Magazine, Entertainment, NY Times, By Jon Pareles

What do migrants bring with them? On a one-way trip to an unknown new life, perhaps they might pack money, documents, clothes, some small keepsakes. Invisibly and intangibly, they also carry cultural memories: the lullabies their parents sang, the dances they tried at a wedding, the best way to cook a chicken. On new territory, those memories become a link to home and also, with any luck, something to share with the neighbors.

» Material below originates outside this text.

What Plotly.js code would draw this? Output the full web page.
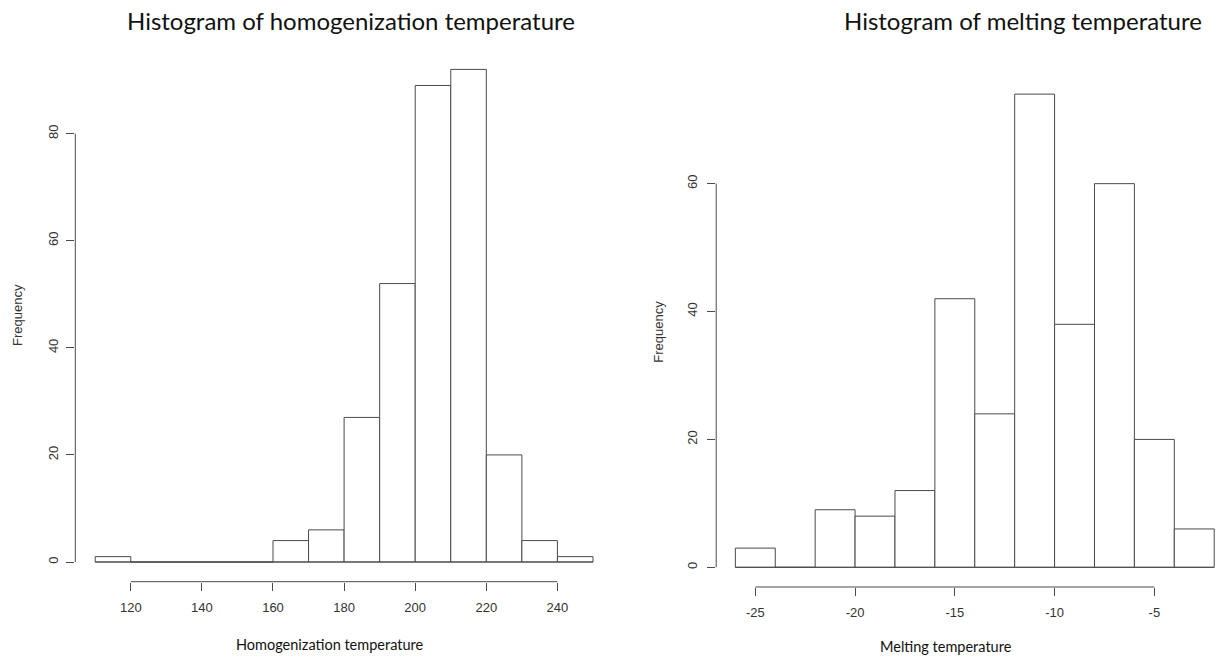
<!DOCTYPE html>
<html>
<head>
<meta charset="utf-8">
<script src="https://cdn.plot.ly/plotly-3.0.1.min.js"></script>
<style>html,body{margin:0;padding:0;background:#fff;}#chart{width:1217px;height:656px;}</style>
</head>
<body>
<div id="chart"></div>
<script>
// Homogenization temperature histogram (bin left edges, bin width 10)
const homogBinStart = [110, 120, 130, 140, 150, 160, 170, 180, 190, 200, 210, 220, 230, 240];
const homogCounts   = [1, 0, 0, 0, 0, 4, 6, 27, 52, 89, 92, 20, 4, 1];
const homogBinWidth = 10;
const homogXTicks = [120, 140, 160, 180, 200, 220, 240];
const homogYTicks = [0, 20, 40, 60, 80];

// Melting temperature histogram (bin left edges, bin width 2)
const meltBinStart = [-26, -24, -22, -20, -18, -16, -14, -12, -10, -8, -6, -4];
const meltCounts   = [3, 0, 9, 8, 12, 42, 24, 74, 38, 60, 20, 6];
const meltBinWidth = 2;
const meltXTicks = [-25, -20, -15, -10, -5];
const meltYTicks = [0, 20, 40, 60];

const titles = ["Histogram of homogenization temperature", "Histogram of melting temperature"];
const xTitles = ["Homogenization temperature", "Melting temperature"];
const yTitle = "Frequency";

const lineCol = '#4a4a4a';
const tickFont = {family: 'Liberation Sans, Arial, sans-serif', size: 13, color: '#333'};
const titleFont = {family: 'Lato, Open Sans, sans-serif', size: 24, color: '#111'};
const axTitleFont = {family: 'Lato, Open Sans, sans-serif', size: 14.5, color: '#111'};

const W = 1217, H = 656;
// plot-region geometry (pixels)
const L = {x0: 75.3, x1: 612.9, yTop: 49.7, yBot: 581.7};
const R = {x0: 716.2, x1: 1217, yTop: 75.2, yBot: 587};

function barTrace(starts, counts, width, xa, ya) {
  return {type: 'bar', x: starts, y: counts, width: width, offset: 0,
    xaxis: xa, yaxis: ya, marker: {color: '#fff', line: {color: lineCol, width: 1}},
    hoverinfo: 'skip', showlegend: false};
}
function baseTrace(starts, width, xa, ya) {
  return {type: 'scatter', mode: 'lines', x: [starts[0], starts[starts.length - 1] + width], y: [0, 0],
    xaxis: xa, yaxis: ya, line: {color: lineCol, width: 1}, hoverinfo: 'skip', showlegend: false};
}

const data = [
  baseTrace(homogBinStart, homogBinWidth, 'x', 'y'),
  barTrace(homogBinStart, homogCounts, homogBinWidth, 'x', 'y'),
  baseTrace(meltBinStart, meltBinWidth, 'x2', 'y2'),
  barTrace(meltBinStart, meltCounts, meltBinWidth, 'x2', 'y2')
];

function axX(dom, range, ticks, standoff) {
  return {domain: dom, range: range, tickmode: 'array', tickvals: ticks, ticktext: ticks.map(String),
    ticks: 'outside', ticklen: 8,
    tickwidth: 1, tickcolor: lineCol, showgrid: false, zeroline: false, showline: false,
    tickfont: tickFont, ticklabelstandoff: standoff, fixedrange: true};
}
function axY(dom, range, ticks, anchor, standoff) {
  return {domain: dom, range: range, tickmode: 'array', tickvals: ticks, ticktext: ticks.map(String),
    ticks: 'outside', ticklen: 8,
    tickwidth: 1, tickcolor: lineCol, showgrid: false, zeroline: false, showline: false,
    tickfont: tickFont, tickangle: -90, anchor: anchor, ticklabelstandoff: standoff, fixedrange: true};
}

const lDomX = [L.x0 / W, L.x1 / W], lDomY = [1 - L.yBot / H, 1 - L.yTop / H];
const rDomX = [R.x0 / W, R.x1 / W], rDomY = [1 - R.yBot / H, 1 - R.yTop / H];

const layout = {
  width: W, height: H, margin: {l: 0, r: 0, t: 0, b: 0},
  paper_bgcolor: '#fff', plot_bgcolor: '#fff', showlegend: false,
  xaxis: Object.assign(axX(lDomX, [104.4, 255.6], homogXTicks, 6), {anchor: 'y'}),
  yaxis: axY(lDomY, [-3.68, 95.68], homogYTicks, 'x', 3),
  xaxis2: Object.assign(axX(rDomX, [-26.96, -1.86], meltXTicks, 5), {anchor: 'y2'}),
  yaxis2: axY(rDomY, [-3.08, 76.96], meltYTicks, 'x2', 5),
  shapes: [
    {type: 'line', xref: 'x', yref: 'paper', x0: homogXTicks[0], x1: homogXTicks[homogXTicks.length - 1], y0: lDomY[0], y1: lDomY[0], line: {color: lineCol, width: 1}},
    {type: 'line', xref: 'paper', yref: 'y', x0: lDomX[0], x1: lDomX[0], y0: homogYTicks[0], y1: homogYTicks[homogYTicks.length - 1], line: {color: lineCol, width: 1}},
    {type: 'line', xref: 'x2', yref: 'paper', x0: meltXTicks[0], x1: meltXTicks[meltXTicks.length - 1], y0: rDomY[0], y1: rDomY[0], line: {color: lineCol, width: 1}},
    {type: 'line', xref: 'paper', yref: 'y2', x0: rDomX[0], x1: rDomX[0], y0: meltYTicks[0], y1: meltYTicks[meltYTicks.length - 1], line: {color: lineCol, width: 1}}
  ],
  annotations: [
    {text: titles[0], xref: 'paper', yref: 'paper', x: 351.3 / W, y: 1 - 20 / H, xanchor: 'center', yanchor: 'middle', showarrow: false, font: titleFont},
    {text: titles[1], xref: 'paper', yref: 'paper', x: 1023.3 / W, y: 1 - 20 / H, xanchor: 'center', yanchor: 'middle', showarrow: false, font: titleFont},
    {text: xTitles[0], xref: 'paper', yref: 'paper', x: 330 / W, y: 1 - 644 / H, xanchor: 'center', yanchor: 'middle', showarrow: false, font: axTitleFont},
    {text: xTitles[1], xref: 'paper', yref: 'paper', x: 946.3 / W, y: 1 - 646 / H, xanchor: 'center', yanchor: 'middle', showarrow: false, font: axTitleFont},
    {text: yTitle, xref: 'paper', yref: 'paper', x: 17.5 / W, y: 1 - 315.5 / H, xanchor: 'center', yanchor: 'middle', textangle: -90, showarrow: false, font: tickFont},
    {text: yTitle, xref: 'paper', yref: 'paper', x: 659 / W, y: 1 - 331.7 / H, xanchor: 'center', yanchor: 'middle', textangle: -90, showarrow: false, font: tickFont}
  ]
};

Plotly.newPlot('chart', data, layout, {displayModeBar: false, staticPlot: true, responsive: false});
</script>
</body>
</html>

It’s the American story, repeated with countless variations for each new arrival; it’s also a hot-button subject in politics worldwide. And it’s the theme for “Migrations: The Making of America,” a citywide festival that gets into gear this weekend, with Carnegie Hall at its center along with more than 75 partner organizations around the city, including the New-York Historical Society, the Irish Arts Center, Harlem Stage, the YIVO Institute for Jewish Research, El Museo del Barrio and the Vietnam Heritage Center. The festival encompasses dance workshops, panel discussions, and walking tours of Harlem along with concerts large and small.

“So many different cultures and so many different ethnicities want to tell their story,” said Clive Gillinson, the executive and artistic director of Carnegie Hall. “It tells you something about the potency of the subject.”

Carnegie’s own programs focus on three historical migrations to and within the United States: the Irish and Scottish influx in the 18th and 19th centuries; Jews arriving from Russia and Eastern Europe from the late 19th century until the 1924 National Origins Act set quotas on immigration; and the Great Migration of 6 million African-Americans from the South to northern industrial cities. British Isles immigrants brought a repertoire that seeded Appalachian and country music. The Jewish contingent brought essential songwriters to Tin Pan Alley and Broadway. And the Great Migration disseminated blues, jazz, gospel and the other glories of African-American music.

When you consider that “some of the most sublime inspirational art you could ever imagine” came out of appalling situations, Mr. Gillinson said, “I think it tells you a lot about what human beings are able to do in transmuting some of the most painful and hardest things in life into something that can actually uplift everyone.”